Longing to roll up her sleeves and dive into French Cuisine, on her 37th birthday she was given a copy of Larousse Gastronomique from her husband. The book was packed full of recipes, drawings, definitions, stories and information on gastronomic technique. She knew she had found her life’s passion. “By now I knew that French food was it for me,” she wrote in My Life in France. “I couldn’t get over how absolutely delicious it was. Yet my friends, both French and American, considered me some kind of nut: cooking was far from being a middle-class hobby and they did not understand how I could possibly enjoy doing all the shopping and the cooking and the serving by myself. Well I did!”[5]

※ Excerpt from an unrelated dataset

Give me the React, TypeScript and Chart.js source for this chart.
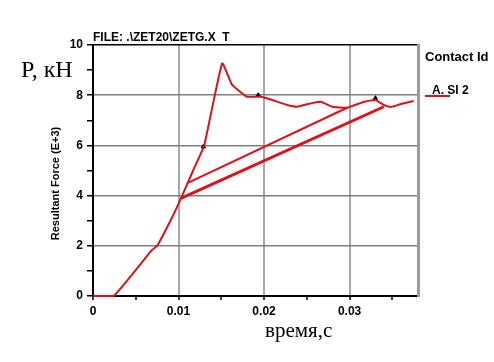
import React, { useEffect, useRef } from 'react';
import { Chart, registerables } from 'chart.js';

Chart.register(...registerables);

// ---- data ----
const mainT = [0, 0.0024, 0.0068, 0.0075, 0.0092, 0.0103, 0.0117, 0.013, 0.0151, 0.0162, 0.0168, 0.018, 0.0196, 0.0207, 0.0227, 0.0239, 0.025, 0.0266, 0.028, 0.0297, 0.0317, 0.033, 0.034, 0.0348, 0.036, 0.0375];
const mainP = [0, 0, 1.8, 2.0, 3.1, 3.9, 5.0, 6.0, 9.27, 8.45, 8.25, 7.94, 7.94, 7.84, 7.61, 7.54, 7.64, 7.74, 7.54, 7.5, 7.74, 7.81, 7.61, 7.53, 7.65, 7.77];
const upperT = [0.01097, 0.02971];
const upperP = [4.49, 7.5];
const lowerT = [0.01027, 0.034];
const lowerP = [3.89, 7.54];
const markerT = [0.01291, 0.01932, 0.03302];
const markerP = [5.95, 8.0, 7.88];
const xTickLabels = ['0', '0.01', '0.02', '0.03'];
const yTickLabels = ['0', '2', '4', '6', '8', '10'];

const seriesLabel = 'A. SI 2';
const legendTitle = 'Contact Id';
const chartTitle = 'FILE: .\\ZET20\\ZETG.X  T';
const yTitle = 'Resultant Force (E+3)';
const yUnit = 'P, кН';
const xUnit = 'время,с';

const RED = '#dc1119';

const pts = (t: number[], p: number[]) => t.map((v, i) => ({ x: v, y: p[i] }));

const annotPlugin = {
  id: 'annot',
  afterDraw(chart: any) {
    const ctx = chart.ctx as CanvasRenderingContext2D;
    ctx.save();
    ctx.fillStyle = '#000';
    ctx.textAlign = 'left';
    ctx.textBaseline = 'alphabetic';
    ctx.font = '24px "Liberation Serif"';
    ctx.fillText(yUnit, 21, 77);
    ctx.font = '21px "Liberation Serif"';
    ctx.fillText(xUnit, 265, 337);

    // y axis title
    ctx.save();
    ctx.translate(56, 183.5);
    ctx.rotate(-Math.PI / 2);
    ctx.textAlign = 'center';
    ctx.textBaseline = 'middle';
    ctx.font = 'bold 11px "Liberation Sans"';
    ctx.fillText(yTitle, 0, 0);
    ctx.restore();

    // legend
    ctx.textBaseline = 'middle';
    ctx.font = 'bold 13px "Liberation Sans"';
    ctx.fillText(legendTitle, 425, 57);
    ctx.font = 'bold 12px "Liberation Sans"';
    ctx.fillText(seriesLabel, 432, 91);
    ctx.strokeStyle = RED;
    ctx.lineWidth = 2;
    ctx.beginPath();
    ctx.moveTo(425, 96);
    ctx.lineTo(450, 96);
    ctx.stroke();
    ctx.restore();
  },
};

export default function App() {
  const ref = useRef<HTMLCanvasElement>(null);
  useEffect(() => {
    if (!ref.current) return;
    const chart = new Chart(ref.current, {
      type: 'scatter',
      data: {
        datasets: [
          { label: seriesLabel, data: pts(mainT, mainP), showLine: true, clip: 6, borderColor: RED, backgroundColor: RED, borderWidth: 2, pointRadius: 0, tension: 0.12, xAxisID: 'x', yAxisID: 'y' },
          { label: 'upper', data: pts(upperT, upperP), showLine: true, borderColor: RED, borderWidth: 2, pointRadius: 0, xAxisID: 'x', yAxisID: 'y' },
          { label: 'lower', data: pts(lowerT, lowerP), showLine: true, borderColor: RED, borderWidth: 3, pointRadius: 0, xAxisID: 'x', yAxisID: 'y' },
          { label: 'markers', data: pts(markerT, markerP), showLine: false, pointStyle: 'triangle', pointRadius: 2.5, backgroundColor: '#000', borderColor: '#000', borderWidth: 1, xAxisID: 'x', yAxisID: 'y' },
        ],
      },
      options: {
        responsive: false,
        animation: false,
        layout: { padding: { left: 0, top: 0, right: 76, bottom: 0 } },
        plugins: { legend: { display: false }, tooltip: { enabled: false }, title: { display: false } },
        scales: {
          x: {
            type: 'linear', position: 'bottom', min: 0, max: 0.038,
            afterFit: (s: any) => { s.height = 66; },
            ticks: {
              stepSize: 0.005, includeBounds: false, autoSkip: false, maxRotation: 0, padding: 4,
              color: '#000', font: { family: 'Liberation Sans', size: 12, weight: 'bold' },
              callback: (v: any) => { const i = Math.round(Number(v) * 1000); return i % 10 === 0 ? (xTickLabels[i / 10] ?? '') : ''; },
            },
            grid: {
              color: (c: any) => { const i = Math.round(c.tick.value * 1000); return i % 10 === 0 && i > 0 ? '#a8a8a8' : 'rgba(0,0,0,0)'; },
              lineWidth: 2, drawTicks: true, tickLength: 4, tickColor: '#000', tickWidth: 1.5,
            },
            border: { color: '#000', width: 2 },
          },
          xTop: {
            type: 'linear', position: 'top', min: 0, max: 0.038,
            afterFit: (s: any) => { s.height = 45; },
            ticks: { display: false },
            grid: { display: false },
            border: { color: '#000', width: 1.5 },
            title: { display: true, text: chartTitle, align: 'start', color: '#000', font: { family: 'Liberation Sans', size: 12, weight: 'bold' }, padding: { top: 30, bottom: 0 } },
          },
          y: {
            type: 'linear', position: 'left', min: 0, max: 10,
            afterFit: (s: any) => { s.width = 93; },
            ticks: {
              stepSize: 1, padding: 4, color: '#000', font: { family: 'Liberation Sans', size: 12, weight: 'bold' },
              callback: (v: any) => { const n = Math.round(Number(v)); return n % 2 === 0 ? (yTickLabels[n / 2] ?? '') : ''; },
            },
            grid: {
              color: (c: any) => { const n = Math.round(c.tick.value); return n % 2 === 0 && n > 0 && n < 10 ? '#808080' : 'rgba(0,0,0,0)'; },
              lineWidth: 1.5, drawTicks: true, tickLength: 6, tickColor: '#000', tickWidth: 1.5,
            },
            border: { color: '#000', width: 2 },
          },
          y2: {
            type: 'linear', position: 'right', min: 0, max: 10,
            afterFit: (s: any) => { s.width = 0; },
            ticks: { display: false },
            grid: { display: false },
            border: { color: '#9a9a9a', width: 3 },
          },
        },
      } as any,
      plugins: [annotPlugin],
    });
    return () => chart.destroy();
  }, []);
  return (
    <div style={{ position: 'fixed', left: 0, top: 0, width: 494, height: 362, background: '#fff' }}>
      <canvas ref={ref} width={494} height={362} style={{ display: 'block' }} />
    </div>
  );
}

Julia had Venus conjunct Mercury in Virgo and so demonstrated the love of precision seen in her careful duplications of French recipes. She became a cultural icon well before anyone recognised what sheer, dogged commitment it would have taken anyone to replicate then translate traditional recipes from arcane French into accessible modern English, re-calculate the quantities of ingredients from metric measurements to imperial ones, organise the recipes into logical chapters and then make it all appeal to American audiences who were firmly committed to convenience foods. Astrologically, part of her appeal to American audiences could have been attributed to her Neptune being conjunct to the chart of America’s Mercury. Further, her natal Mars is only a few degrees from the US Neptune, making it seem that it was what she did and how she did it that fascinated American audiences.

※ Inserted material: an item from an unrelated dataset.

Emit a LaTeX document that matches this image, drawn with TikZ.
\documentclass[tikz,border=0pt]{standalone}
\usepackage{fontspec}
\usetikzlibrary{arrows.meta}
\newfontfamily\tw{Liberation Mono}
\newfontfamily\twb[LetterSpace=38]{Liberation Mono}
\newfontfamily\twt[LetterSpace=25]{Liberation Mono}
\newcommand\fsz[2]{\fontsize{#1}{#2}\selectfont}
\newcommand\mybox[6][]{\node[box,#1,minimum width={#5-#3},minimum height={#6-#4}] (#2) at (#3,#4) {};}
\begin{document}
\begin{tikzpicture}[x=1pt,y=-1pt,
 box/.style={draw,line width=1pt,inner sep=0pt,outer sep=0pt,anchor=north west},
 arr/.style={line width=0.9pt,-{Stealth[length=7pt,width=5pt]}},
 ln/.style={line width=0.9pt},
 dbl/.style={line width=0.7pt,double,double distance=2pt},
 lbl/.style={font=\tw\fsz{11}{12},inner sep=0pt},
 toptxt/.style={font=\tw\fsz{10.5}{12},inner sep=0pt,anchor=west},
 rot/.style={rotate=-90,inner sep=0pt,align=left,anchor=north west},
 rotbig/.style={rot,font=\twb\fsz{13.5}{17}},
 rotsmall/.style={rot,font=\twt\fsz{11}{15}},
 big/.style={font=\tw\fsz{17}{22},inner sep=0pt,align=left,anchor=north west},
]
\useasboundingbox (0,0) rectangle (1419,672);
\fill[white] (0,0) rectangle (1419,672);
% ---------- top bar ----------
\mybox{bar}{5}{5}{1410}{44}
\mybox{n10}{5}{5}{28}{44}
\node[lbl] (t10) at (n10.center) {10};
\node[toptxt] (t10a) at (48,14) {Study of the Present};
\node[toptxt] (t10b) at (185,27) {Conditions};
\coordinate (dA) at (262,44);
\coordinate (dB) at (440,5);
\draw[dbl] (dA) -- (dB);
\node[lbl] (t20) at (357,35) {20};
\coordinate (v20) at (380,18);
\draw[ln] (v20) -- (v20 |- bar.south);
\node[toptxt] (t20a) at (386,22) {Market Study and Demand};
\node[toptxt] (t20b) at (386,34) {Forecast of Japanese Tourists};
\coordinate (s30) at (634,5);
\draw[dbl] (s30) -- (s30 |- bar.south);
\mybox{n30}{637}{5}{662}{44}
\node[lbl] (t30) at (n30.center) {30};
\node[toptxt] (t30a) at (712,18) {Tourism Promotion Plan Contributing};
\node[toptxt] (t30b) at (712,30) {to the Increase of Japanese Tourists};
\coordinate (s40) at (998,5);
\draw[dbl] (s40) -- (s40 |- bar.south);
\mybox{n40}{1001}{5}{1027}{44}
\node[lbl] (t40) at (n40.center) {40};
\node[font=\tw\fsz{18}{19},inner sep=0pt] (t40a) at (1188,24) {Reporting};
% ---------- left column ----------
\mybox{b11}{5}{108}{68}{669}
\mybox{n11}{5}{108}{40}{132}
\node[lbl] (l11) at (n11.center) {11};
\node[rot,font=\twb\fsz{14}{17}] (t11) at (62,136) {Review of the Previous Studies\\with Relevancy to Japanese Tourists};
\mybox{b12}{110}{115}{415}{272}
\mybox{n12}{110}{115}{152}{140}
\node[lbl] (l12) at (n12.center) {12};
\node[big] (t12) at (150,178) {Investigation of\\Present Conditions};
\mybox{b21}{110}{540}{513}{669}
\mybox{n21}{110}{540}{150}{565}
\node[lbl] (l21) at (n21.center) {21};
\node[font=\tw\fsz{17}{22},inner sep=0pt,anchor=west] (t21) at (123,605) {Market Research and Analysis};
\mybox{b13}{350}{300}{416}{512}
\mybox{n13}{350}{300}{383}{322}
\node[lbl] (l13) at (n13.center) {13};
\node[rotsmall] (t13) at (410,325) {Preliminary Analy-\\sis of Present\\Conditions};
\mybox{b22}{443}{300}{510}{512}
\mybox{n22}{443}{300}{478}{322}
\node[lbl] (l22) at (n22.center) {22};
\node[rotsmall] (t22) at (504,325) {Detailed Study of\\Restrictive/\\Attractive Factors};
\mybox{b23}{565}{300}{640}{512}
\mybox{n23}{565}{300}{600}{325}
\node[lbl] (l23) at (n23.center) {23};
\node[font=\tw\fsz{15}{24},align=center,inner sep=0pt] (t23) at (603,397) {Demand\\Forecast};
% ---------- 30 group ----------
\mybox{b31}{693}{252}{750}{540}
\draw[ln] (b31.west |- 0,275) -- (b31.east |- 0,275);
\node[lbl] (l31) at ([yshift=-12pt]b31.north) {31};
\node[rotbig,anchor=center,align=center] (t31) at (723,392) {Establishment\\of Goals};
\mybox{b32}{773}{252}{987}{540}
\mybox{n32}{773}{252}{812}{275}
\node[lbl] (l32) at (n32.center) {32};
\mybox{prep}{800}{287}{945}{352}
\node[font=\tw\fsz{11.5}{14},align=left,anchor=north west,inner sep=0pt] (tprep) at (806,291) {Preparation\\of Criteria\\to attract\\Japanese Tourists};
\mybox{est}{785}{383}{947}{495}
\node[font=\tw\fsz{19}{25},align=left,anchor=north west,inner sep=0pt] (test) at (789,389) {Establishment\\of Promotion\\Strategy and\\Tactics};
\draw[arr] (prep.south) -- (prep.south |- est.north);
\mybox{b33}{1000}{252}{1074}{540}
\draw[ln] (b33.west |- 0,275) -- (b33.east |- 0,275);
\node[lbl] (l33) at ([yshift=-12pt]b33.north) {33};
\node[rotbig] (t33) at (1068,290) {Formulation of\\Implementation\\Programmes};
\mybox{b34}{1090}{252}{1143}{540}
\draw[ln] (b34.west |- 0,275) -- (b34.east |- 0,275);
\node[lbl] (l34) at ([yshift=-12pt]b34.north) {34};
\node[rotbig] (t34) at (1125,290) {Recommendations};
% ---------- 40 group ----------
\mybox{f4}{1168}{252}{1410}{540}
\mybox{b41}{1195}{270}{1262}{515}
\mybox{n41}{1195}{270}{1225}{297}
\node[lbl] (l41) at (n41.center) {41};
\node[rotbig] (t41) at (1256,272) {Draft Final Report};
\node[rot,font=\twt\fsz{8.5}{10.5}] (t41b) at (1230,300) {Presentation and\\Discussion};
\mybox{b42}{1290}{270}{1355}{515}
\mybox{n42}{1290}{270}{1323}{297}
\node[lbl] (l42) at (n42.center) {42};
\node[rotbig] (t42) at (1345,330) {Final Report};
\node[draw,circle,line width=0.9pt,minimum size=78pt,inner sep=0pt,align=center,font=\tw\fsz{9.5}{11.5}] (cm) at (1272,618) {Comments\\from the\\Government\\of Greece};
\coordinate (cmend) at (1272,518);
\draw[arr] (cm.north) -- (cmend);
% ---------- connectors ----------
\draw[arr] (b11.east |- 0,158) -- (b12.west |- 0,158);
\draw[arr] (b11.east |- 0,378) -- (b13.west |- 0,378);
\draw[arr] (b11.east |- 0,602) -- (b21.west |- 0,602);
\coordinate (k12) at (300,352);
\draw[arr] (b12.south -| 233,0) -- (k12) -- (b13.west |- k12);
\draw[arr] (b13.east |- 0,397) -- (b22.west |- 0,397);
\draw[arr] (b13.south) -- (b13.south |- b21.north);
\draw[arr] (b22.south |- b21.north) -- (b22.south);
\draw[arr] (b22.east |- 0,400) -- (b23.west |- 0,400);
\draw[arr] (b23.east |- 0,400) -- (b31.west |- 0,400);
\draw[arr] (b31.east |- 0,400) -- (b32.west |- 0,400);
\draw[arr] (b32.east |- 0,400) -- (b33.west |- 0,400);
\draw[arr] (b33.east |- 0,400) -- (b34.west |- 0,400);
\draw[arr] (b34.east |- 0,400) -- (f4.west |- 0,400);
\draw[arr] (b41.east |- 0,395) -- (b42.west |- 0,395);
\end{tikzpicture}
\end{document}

According to Vanity Fair magazine, on July 26, 1962, her half-hour show called “The French Chef” was aired at 8:30 p.m., and a 49-year-old star was born.[6] The show marked a Chiron return for her and with it was a conjunction to Jupiter. Natally, Chiron is opposite to her Mercury-Venus conjunction in Virgo and it was on this day her unforgettable, tremulous voice was unleashed to audiences. For Julia, it was a time of healing and the chance to for her to take a stand in what she believed: it was another attempt to overcome the trials that having Saturn as the focal point of the T square with Chiron and the Mercury/Venus conjunction in opposition. In time, several of her passions would be revealed to viewers: the perfection of French cooking, a love of good wine, a staunch defense for the liberal use of butter, an “impeccably clean kitchen towel” and the importance of using fresh ingredients. And of course the “Bon Appetit!” that ended every show.

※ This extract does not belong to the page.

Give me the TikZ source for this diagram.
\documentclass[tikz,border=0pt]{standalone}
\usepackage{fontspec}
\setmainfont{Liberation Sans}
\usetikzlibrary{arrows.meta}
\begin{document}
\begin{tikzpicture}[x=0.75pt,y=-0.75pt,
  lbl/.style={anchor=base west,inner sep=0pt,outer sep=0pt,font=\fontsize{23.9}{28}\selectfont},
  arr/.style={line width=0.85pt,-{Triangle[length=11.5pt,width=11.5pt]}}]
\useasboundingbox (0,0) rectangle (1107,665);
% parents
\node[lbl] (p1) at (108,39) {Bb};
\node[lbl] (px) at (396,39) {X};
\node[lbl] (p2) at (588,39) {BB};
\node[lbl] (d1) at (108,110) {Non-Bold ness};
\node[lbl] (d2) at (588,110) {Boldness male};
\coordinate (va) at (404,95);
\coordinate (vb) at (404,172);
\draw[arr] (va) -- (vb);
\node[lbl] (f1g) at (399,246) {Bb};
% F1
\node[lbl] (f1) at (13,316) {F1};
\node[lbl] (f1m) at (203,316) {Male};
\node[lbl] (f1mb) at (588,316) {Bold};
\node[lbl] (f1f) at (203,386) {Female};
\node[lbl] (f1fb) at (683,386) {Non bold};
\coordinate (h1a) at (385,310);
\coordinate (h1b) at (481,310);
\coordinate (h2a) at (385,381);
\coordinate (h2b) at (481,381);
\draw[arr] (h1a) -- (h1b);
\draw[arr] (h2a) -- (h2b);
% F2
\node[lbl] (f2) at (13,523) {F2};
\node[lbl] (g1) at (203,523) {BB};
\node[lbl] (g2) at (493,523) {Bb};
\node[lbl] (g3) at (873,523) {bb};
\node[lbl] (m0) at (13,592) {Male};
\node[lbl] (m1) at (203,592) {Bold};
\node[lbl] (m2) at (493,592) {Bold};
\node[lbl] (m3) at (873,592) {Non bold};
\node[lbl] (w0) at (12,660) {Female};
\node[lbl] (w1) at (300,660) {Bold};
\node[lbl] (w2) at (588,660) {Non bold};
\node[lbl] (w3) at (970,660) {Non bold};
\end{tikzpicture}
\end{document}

Of course, Julia was not known for her perfect presentations. Uranus was not only the most elevated planet in Julia’s chart but the handle of its bucket shape. On her live shows, she fluttered about her television kitchen, knocking things over and encouraging the cooks at home to “go ahead and make a mess.” She dried lettuce leaves by waving them around, splashing herself, the cameras and her crew with water. She beheaded huge fish with giant meat cleavers, brandished knives like something from a medieval nightmare and introduced the poultry she was about to cut as: “Mr Broiler, Mr Stewer and Mr Roaster.” She mixed eggs with a comically oversized whisk and sloshed them everywhere. Once, when she tried to flip over a potato pancake, half of it missed the pan and hit the stove. “Now you see,” she told us, scratching her head on live TV, “I didn’t quite have the courage of my convictions.”
During one episode on Late Night with David Letterman, Julia Child was revealed as his special guest. By this time, the old girl was pushing eighty years old but she seemed as relaxed in front of the cameras as she did forty years before. She was, she told us, going to show us how to cook a hamburger on a hot plate. Unfortunately, the hot plate didn’t get very hot. “I’m changing my recipe,” she announced, “To steak Tartare!” Sliding the raw meat to a plate, she covered it with cheese—and then pulled out a blow torch to melt the cheese. It was sheer comedy genius. Who would have though a little old lady from Pasadena California could wield a blow torch with such skill? Even better, she got Letterman to have a bite of the hot cheese with the cold meat beneath it. She explained to us the importance of working with mistakes rather than letting them get the better of us. Someone who could reduce the normally sarcastic Letterman to respectful awe had more going for her than anyone could have ever imagined.
There is a story that Julia entered a dining room bearing a roasted duck. Just as she was about to place the bird on the table, she slipped and dropped it on the floor.
“Oh heavens!” she trilled. “It’s a good job I roasted two! Just let me, uh, clean up!” With that, she picked up the bird and took it back to the kitchen where she re-arranged it and brought it out again to be served. With Saturn on her ascendant, Julia had learned to never to apologise and to never, ever admit defeat.